The British pound fell significantly during the day on Thursday, as the 1.2950 level offered a bit too much in the way of resistance. Also, the Bank of England wasn’t as hawkish as people had hoped, and we of course went much lower, crashing into an uptrend line. However, I think that the resiliency of the uptrend line near the 1.2850 level should signal that buyers may enter the market. This is not going to be an easy trade. Having said that, I think that the buyers are returning, and I don’t have any interest in selling, least not yet. You will have to deal with a significant amount of volatility if you are trying to go to the upside in this pair, but alternately if we break down below the 1.2850 level, we will probably go lower and test the important 1.2750 level under there, which had previously been extraordinarily important as resistance.
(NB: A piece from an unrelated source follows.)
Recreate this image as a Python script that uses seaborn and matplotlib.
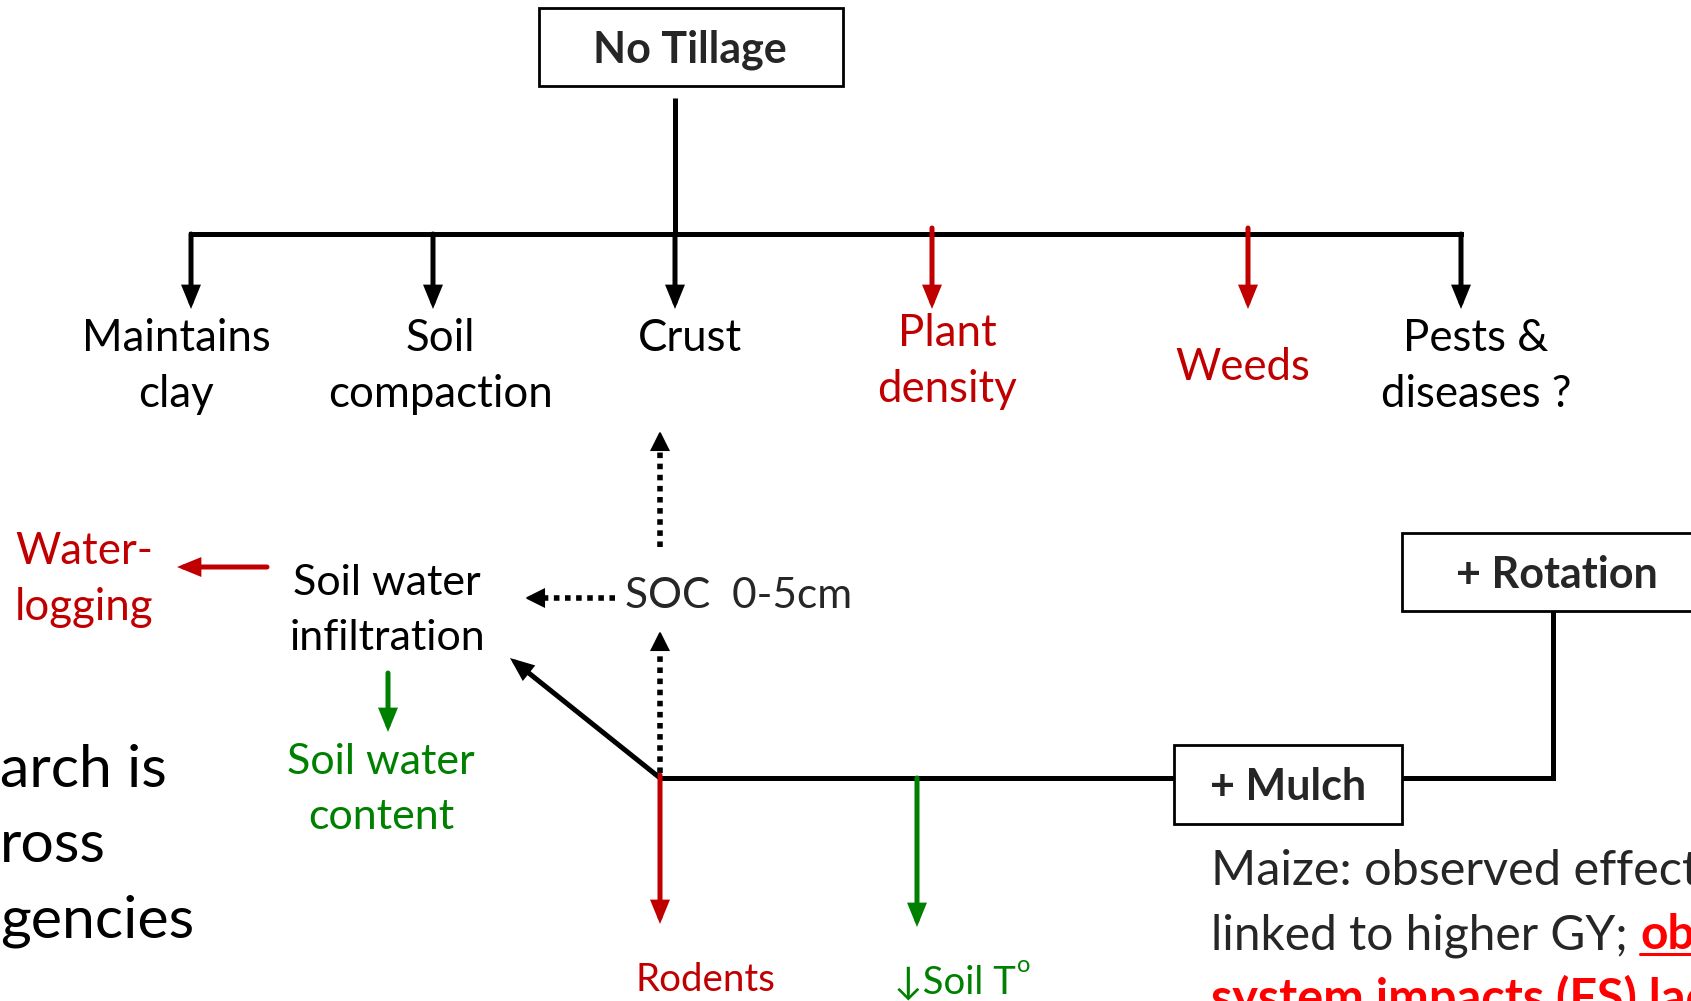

Once we break above there, all the sudden the British pound with very healthy.
Small positions only
I would not be placing a large trend trade here. I would be looking to build small positions to take advantage of the move to the upside, and a little bit of patience should offer plenty of opportunities to go long on short-term charts. I think that the market will eventually go much higher, but it seems as if we may have gotten a little bit ahead of ourselves, and may have to grind in this general vicinity for some time. Therefore, I would not risk too much trading capital in this one position, least not at one point in time. Longer-term, I still feel reasonably comfortable going long, but I also recognize that sometimes money is better spent in other places.